In December 2013, the airline partnered with The Ocean Foundation, a nonprofit ocean conservation, to execute a long-term plan that combines sustainability with business sense. The plan ties in promoting the importance of Caribbean beaches and waters staying clean to the terms of its relation to the airline’s base measurement – revenue per available seat mile (RASM).
Simply put, it calculates how much in consumer spending results from public interest in this destination’s environment.
“The idea [behind it] is that it takes the whole ecosystem to work together to provide the three things that travelers are willing to get on a plane for: sun, sea and sand,” explained Sophia Mendelsohn, JetBlue’s head of sustainability. “Our profit is dependent on the health of these ecosystems.”
At the Clinton Global Initiative’s winter meeting in Latin America last year, Mendelsohn met Mark J. Spalding, the foundation’s president. As they were talking about the natural beauty of the Caribbean region, such as its crystal blue waters, the subject of JetBlue’s flights came up.
“We followed up right away with the idea of we ‘protect the blue,’ and they ‘fly people to the blue’,” said Spalding. “Because our mutual interest was in clean beaches, and clear turquoise water in the Caribbean, we looked for a way to work together.”
“So, we are seeking to prove that beaches free of debris, and healthy coral reefs and mangroves have a real business value,” Spalding added.
Currently, nearly a third of JetBlue’s flights go to the Caribbean.
For the project, JetBlue has been sharing its revenue data with A.T. Kearney, a global marketing consulting firm, to analyze and match up where the Caribbean’s healthy eco systems are in terms of its key flight areas. In using this data to create a valuation template, Mendelsohn explained that the analysis is “not about changing flight patterns, but [rather] proving existing flight routes already exist and our profitable because of [the state of health of] the ecosystems.”

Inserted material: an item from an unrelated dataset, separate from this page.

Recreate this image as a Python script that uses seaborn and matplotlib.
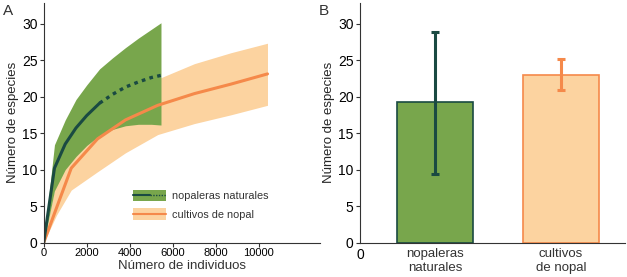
import matplotlib
matplotlib.use("Agg")
import matplotlib.pyplot as plt
import seaborn as sns
from matplotlib.legend_handler import HandlerBase
from matplotlib.patches import Rectangle
from matplotlib.lines import Line2D

# curva de rarefaccion - nopaleras naturales (solido hasta 2600, extrapolado despues)
nat_x = [0, 500, 1000, 1500, 2000, 2600, 3200, 3800, 4400, 5000, 5450]
nat_mean = [0, 10.2, 13.5, 15.7, 17.4, 19.1, 20.3, 21.3, 22.0, 22.6, 22.9]
nat_upper = [0, 13.4, 16.8, 19.6, 21.6, 23.8, 25.3, 26.7, 28.0, 29.2, 30.1]
nat_lower = [0, 7.1, 10.0, 11.8, 13.3, 14.7, 15.5, 16.0, 16.2, 16.2, 16.1]
n_obs = 6  # puntos observados

# cultivos de nopal
cul_x = [0, 600, 1280, 2500, 3800, 5300, 7000, 8700, 10400]
cul_mean = [0, 4.8, 10.2, 14.2, 16.8, 18.8, 20.4, 21.7, 23.1]
cul_upper = [0, 8.7, 12.2, 16.0, 19.8, 22.4, 24.5, 26.0, 27.3]
cul_lower = [0, 3.8, 7.2, 9.7, 12.3, 14.8, 16.3, 17.5, 18.8]

# panel B
bar_labels = ["nopaleras\nnaturales", "cultivos\nde nopal"]
bar_vals = [19.2, 22.9]
err_low = [9.4, 20.9]
err_high = [28.9, 25.1]

green = "#78a64c"
dark = "#1a4a42"
peach = "#fcd3a0"
orange = "#f5894a"

sns.set_style("ticks")
plt.rcParams["font.family"] = ["Liberation Sans", "DejaVu Sans"]
plt.rcParams["axes.edgecolor"] = "#333333"
plt.rcParams["xtick.color"] = "#333333"
plt.rcParams["ytick.color"] = "#333333"
plt.rcParams["xtick.labelcolor"] = "black"
plt.rcParams["ytick.labelcolor"] = "black"

fig = plt.figure(figsize=(6.27, 2.77), dpi=100)
axA = fig.add_axes([0.0697, 0.124, 0.441, 0.865])
axB = fig.add_axes([0.574, 0.124, 0.423, 0.865])

# ---- A ----
axA.fill_between(cul_x, cul_lower, cul_upper, color=peach, lw=0)
axA.fill_between(nat_x, nat_lower, nat_upper, color=green, lw=0)
sns.lineplot(x=cul_x, y=cul_mean, color=orange, lw=2.2, ax=axA)
sns.lineplot(x=nat_x[:n_obs], y=nat_mean[:n_obs], color=dark, lw=2.2, ax=axA)
sns.lineplot(x=nat_x[n_obs - 1:], y=nat_mean[n_obs - 1:], color=dark, lw=2.4,
             linestyle=(0, (1.1, 1.3)), ax=axA)

axA.set_xlim(0, 12850)
axA.set_ylim(0, 32.8)
axA.set_xticks([0, 2000, 4000, 6000, 8000, 10000])
axA.set_yticks(range(0, 31, 5))
axA.set_xlabel("Número de individuos", fontsize=9.5, color="#333333", labelpad=1)
axA.set_ylabel("Número de especies", fontsize=9.5, labelpad=2)
axA.tick_params(axis="y", labelsize=10, length=3, width=0.8, pad=1.5)
axA.tick_params(axis="x", labelsize=8, length=3, width=0.8, pad=1)
sns.despine(ax=axA)


class SolidDotted(HandlerBase):
    def create_artists(self, legend, orig_handle, xdescent, ydescent, width, height, fontsize, trans):
        y = height / 2 - ydescent
        x0 = -xdescent
        r = Rectangle((x0, -ydescent - 1.5), width, height + 3, fc=green, lw=0, transform=trans)
        l1 = Line2D([x0, x0 + width * 0.5], [y, y], color=dark, lw=1.5, transform=trans)
        l2 = Line2D([x0 + width * 0.5, x0 + width], [y, y], color=dark, lw=1.0,
                    linestyle=(0, (1, 1)), transform=trans)
        return [r, l1, l2]


class BandLine(HandlerBase):
    def create_artists(self, legend, orig_handle, xdescent, ydescent, width, height, fontsize, trans):
        y = height / 2 - ydescent
        x0 = -xdescent
        r = Rectangle((x0, -ydescent - 1.5), width, height + 3, fc=peach, lw=0, transform=trans)
        l1 = Line2D([x0, x0 + width], [y, y], color=orange, lw=1.5, transform=trans)
        return [r, l1]


h1, h2 = object(), object()
leg = axA.legend([h1, h2], ["nopaleras naturales", "cultivos de nopal"],
                 handler_map={h1: SolidDotted(), h2: BandLine()},
                 loc="upper left", bbox_to_anchor=(0.322, 0.215), frameon=False,
                 fontsize=7.8, handlelength=3.1, handleheight=0.65, handletextpad=0.55,
                 labelspacing=0.8, borderaxespad=0, borderpad=0)
for t in leg.get_texts():
    t.set_color("#333333")

# ---- B ----
sns.barplot(x=bar_labels, y=bar_vals, hue=bar_labels, palette=[green, peach],
            width=0.6, saturation=1, legend=False, ax=axB)
for p, ec in zip(axB.patches, [dark, orange]):
    p.set_edgecolor(ec)
    p.set_linewidth(1.2)
for i, c in enumerate([dark, orange]):
    axB.errorbar([i], [bar_vals[i]],
                 yerr=[[bar_vals[i] - err_low[i]], [err_high[i] - bar_vals[i]]],
                 fmt="none", ecolor=c, elinewidth=2.2, capsize=3, capthick=2.2)

axB.set_xlim(-0.597, 1.51)
axB.set_ylim(0, 32.8)
axB.set_yticks(range(0, 31, 5))
axB.set_xticks([-0.597, 0, 1])
axB.set_xticklabels(["0"] + bar_labels)
axB.set_ylabel("Número de especies", fontsize=9.5, labelpad=2)
axB.tick_params(labelsize=10, length=3, width=0.8, pad=1.5)
axB.tick_params(axis="x", length=0, pad=4, labelsize=9.5)
xl = axB.get_xticklabels()
xl[0].set_fontsize(10)
for lab in xl[1:]:
    lab.set_color("#333333")
sns.despine(ax=axB)

fig.text(0.005, 0.985, "A", fontsize=11, va="top", ha="left", color="#333333")
fig.text(0.508, 0.985, "B", fontsize=11, va="top", ha="left", color="#333333")

fig.savefig("out.png", dpi=100)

The next stage of this project hopes to show elected officials and community and business leaders in the Caribbean how this data can help with sustainability/ecotourism efforts as well as with revenue.
Mendelsohn summed up the plan best. “Mostly the idea comes from truly trying to answer the question, if we all know a beautiful Caribbean is good for business, then why are businesses not more involved in conservation?”